#### JOB
Do not repeat pictures. Repeat exactly the lines of the listing below from its first line through the line with "import plotly.graph_objects as go".

#### RAW DATA
☆ ☆ ☆ ☆

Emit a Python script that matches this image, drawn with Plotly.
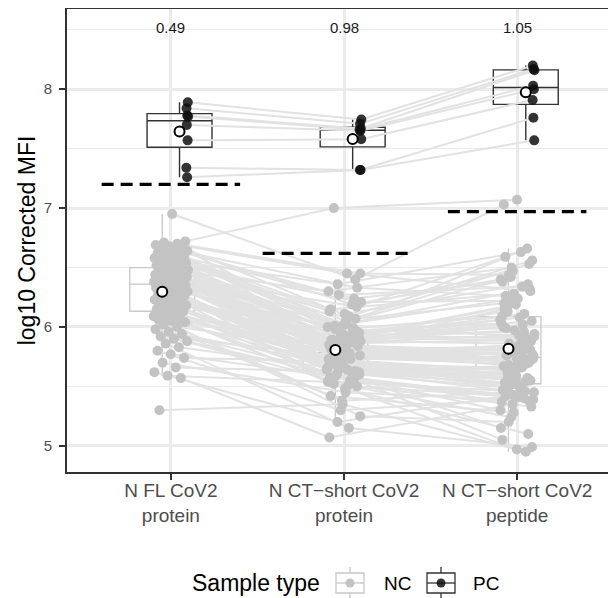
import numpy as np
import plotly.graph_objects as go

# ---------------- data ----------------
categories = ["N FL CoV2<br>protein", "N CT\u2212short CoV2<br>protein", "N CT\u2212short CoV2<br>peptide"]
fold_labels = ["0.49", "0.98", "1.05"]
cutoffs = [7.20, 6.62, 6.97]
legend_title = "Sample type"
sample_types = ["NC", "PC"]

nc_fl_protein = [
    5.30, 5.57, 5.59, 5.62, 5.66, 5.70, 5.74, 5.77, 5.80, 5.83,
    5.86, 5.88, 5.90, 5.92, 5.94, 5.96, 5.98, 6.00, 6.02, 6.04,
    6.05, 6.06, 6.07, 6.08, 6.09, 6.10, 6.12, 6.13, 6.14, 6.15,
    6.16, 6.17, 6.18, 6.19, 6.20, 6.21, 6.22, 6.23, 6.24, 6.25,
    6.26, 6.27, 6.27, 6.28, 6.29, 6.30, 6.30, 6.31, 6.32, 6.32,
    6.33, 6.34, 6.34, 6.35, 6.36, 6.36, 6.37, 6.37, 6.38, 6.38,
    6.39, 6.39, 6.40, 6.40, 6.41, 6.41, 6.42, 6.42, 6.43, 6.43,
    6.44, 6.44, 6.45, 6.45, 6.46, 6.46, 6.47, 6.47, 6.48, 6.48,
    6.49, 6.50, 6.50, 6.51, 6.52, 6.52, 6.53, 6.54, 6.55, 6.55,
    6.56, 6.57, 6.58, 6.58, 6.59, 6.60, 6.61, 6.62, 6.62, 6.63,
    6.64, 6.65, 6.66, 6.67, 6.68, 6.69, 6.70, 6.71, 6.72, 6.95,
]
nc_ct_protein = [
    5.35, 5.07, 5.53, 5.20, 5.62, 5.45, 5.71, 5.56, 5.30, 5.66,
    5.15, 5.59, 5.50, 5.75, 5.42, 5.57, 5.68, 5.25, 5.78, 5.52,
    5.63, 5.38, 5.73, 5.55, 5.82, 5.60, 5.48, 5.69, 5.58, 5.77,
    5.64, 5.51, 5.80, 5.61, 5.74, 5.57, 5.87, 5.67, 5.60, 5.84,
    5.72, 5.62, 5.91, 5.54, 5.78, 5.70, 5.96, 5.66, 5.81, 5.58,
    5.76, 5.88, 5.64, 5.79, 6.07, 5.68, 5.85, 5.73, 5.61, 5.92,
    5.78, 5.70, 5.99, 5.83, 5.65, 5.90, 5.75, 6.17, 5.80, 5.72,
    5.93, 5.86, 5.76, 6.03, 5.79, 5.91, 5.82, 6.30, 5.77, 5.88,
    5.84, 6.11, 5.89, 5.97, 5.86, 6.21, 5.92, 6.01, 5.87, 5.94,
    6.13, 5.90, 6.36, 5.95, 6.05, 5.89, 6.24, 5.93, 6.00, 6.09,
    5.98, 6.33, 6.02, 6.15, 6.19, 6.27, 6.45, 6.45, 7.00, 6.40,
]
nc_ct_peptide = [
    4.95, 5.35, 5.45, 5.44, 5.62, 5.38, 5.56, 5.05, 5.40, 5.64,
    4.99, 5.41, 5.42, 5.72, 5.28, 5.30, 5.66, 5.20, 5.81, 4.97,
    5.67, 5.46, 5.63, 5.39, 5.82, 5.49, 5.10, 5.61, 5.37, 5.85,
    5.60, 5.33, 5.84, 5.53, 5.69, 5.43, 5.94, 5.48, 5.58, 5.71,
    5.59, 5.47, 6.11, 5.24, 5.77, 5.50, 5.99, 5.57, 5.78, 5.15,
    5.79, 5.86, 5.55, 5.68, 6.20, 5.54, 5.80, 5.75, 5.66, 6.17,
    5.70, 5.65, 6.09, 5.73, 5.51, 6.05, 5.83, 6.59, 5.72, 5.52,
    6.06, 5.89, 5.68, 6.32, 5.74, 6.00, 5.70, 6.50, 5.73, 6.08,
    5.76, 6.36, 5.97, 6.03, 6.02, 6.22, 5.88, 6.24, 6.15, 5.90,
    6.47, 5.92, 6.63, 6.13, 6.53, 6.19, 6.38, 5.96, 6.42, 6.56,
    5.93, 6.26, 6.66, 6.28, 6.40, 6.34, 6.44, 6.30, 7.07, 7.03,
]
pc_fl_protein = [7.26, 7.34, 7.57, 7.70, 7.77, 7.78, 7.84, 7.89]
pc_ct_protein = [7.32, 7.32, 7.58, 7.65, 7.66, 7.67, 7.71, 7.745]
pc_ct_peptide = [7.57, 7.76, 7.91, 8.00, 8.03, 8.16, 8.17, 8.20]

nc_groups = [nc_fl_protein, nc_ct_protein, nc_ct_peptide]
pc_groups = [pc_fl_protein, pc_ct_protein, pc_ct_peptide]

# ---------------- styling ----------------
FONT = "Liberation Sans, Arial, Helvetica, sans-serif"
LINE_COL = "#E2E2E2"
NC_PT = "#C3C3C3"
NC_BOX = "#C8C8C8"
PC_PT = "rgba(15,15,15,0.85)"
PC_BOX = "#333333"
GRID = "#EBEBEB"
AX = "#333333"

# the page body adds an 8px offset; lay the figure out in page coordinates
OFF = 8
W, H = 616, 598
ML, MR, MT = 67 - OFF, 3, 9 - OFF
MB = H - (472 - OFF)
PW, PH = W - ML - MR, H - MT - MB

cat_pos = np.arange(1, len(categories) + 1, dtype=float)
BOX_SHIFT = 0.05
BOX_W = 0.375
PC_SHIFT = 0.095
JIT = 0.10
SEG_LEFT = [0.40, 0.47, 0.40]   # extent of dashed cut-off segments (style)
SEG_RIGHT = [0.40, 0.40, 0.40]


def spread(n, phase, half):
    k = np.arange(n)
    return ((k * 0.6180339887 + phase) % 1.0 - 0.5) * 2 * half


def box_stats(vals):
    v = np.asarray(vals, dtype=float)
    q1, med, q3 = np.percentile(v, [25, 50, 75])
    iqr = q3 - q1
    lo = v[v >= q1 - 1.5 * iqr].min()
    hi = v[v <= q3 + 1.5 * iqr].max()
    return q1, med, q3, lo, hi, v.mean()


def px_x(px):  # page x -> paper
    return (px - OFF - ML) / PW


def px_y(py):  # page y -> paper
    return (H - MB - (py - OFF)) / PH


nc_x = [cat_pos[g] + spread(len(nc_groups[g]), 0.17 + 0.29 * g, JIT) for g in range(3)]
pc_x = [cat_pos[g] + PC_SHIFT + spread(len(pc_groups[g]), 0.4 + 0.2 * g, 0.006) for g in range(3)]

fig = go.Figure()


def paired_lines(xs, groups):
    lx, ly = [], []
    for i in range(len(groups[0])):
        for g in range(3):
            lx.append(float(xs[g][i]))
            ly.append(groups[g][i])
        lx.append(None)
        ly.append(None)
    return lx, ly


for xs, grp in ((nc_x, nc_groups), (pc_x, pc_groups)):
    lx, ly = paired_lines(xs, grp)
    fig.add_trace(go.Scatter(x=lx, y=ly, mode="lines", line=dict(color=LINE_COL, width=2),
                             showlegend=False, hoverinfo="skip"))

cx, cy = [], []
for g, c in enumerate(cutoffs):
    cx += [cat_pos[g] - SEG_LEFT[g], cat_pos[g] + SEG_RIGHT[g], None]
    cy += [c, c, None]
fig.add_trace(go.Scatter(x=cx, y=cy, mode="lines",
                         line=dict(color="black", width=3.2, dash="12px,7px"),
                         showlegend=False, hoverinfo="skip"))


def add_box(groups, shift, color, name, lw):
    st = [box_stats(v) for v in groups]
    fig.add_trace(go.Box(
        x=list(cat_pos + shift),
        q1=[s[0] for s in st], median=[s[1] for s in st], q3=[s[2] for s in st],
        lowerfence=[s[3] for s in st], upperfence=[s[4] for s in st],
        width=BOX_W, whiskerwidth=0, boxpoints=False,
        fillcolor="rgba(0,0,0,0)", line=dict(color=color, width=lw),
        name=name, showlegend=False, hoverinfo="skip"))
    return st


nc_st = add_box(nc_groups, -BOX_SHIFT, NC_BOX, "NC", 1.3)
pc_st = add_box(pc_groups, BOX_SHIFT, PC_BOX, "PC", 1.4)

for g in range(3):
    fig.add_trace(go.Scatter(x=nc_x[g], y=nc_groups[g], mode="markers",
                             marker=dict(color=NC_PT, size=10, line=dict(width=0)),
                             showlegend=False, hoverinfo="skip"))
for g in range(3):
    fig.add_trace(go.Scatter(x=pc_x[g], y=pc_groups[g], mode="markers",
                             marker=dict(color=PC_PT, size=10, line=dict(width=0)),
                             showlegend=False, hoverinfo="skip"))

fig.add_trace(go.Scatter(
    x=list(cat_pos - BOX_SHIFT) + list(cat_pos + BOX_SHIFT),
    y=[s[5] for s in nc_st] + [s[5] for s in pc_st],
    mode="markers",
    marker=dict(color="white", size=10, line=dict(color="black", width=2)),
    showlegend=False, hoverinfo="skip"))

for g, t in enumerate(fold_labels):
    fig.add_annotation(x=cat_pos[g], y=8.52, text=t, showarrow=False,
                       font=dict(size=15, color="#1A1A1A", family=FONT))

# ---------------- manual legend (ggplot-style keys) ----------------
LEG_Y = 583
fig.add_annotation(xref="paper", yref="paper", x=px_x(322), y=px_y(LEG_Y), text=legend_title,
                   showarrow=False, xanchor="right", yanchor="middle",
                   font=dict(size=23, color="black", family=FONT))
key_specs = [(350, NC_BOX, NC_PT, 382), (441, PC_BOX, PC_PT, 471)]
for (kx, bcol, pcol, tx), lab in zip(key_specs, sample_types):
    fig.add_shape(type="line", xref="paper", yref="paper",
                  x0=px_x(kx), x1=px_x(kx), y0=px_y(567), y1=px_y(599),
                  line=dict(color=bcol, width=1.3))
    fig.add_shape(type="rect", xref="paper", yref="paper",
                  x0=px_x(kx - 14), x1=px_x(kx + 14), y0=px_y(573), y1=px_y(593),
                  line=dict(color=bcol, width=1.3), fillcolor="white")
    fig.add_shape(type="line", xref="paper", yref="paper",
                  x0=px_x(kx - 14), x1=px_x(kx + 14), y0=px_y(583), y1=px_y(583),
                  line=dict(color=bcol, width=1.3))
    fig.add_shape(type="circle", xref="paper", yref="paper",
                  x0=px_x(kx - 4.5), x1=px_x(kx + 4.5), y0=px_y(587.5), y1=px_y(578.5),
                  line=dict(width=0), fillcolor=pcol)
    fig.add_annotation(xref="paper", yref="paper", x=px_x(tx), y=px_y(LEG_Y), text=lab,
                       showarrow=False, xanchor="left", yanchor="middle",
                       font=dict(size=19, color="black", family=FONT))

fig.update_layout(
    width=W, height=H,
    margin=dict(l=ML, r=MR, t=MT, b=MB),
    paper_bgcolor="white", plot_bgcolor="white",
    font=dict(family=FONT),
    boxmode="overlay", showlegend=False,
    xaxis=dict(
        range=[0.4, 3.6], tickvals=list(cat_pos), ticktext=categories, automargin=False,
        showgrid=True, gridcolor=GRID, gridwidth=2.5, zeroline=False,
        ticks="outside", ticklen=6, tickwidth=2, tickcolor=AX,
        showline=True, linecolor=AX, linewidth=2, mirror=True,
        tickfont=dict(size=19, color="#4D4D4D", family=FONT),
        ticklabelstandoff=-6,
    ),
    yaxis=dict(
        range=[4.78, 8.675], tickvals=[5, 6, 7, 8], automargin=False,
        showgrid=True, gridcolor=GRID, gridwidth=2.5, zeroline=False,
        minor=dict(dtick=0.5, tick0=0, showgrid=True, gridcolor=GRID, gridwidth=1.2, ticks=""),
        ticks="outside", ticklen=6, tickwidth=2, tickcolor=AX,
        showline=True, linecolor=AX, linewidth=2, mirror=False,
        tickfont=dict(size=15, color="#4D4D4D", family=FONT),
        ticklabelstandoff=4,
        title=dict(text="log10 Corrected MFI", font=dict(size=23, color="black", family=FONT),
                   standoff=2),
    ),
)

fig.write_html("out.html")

☆ ☆ ☆ ☆

#### RESULT
Emit a Python script that matches this image, drawn with Plotly.
import numpy as np
import plotly.graph_objects as go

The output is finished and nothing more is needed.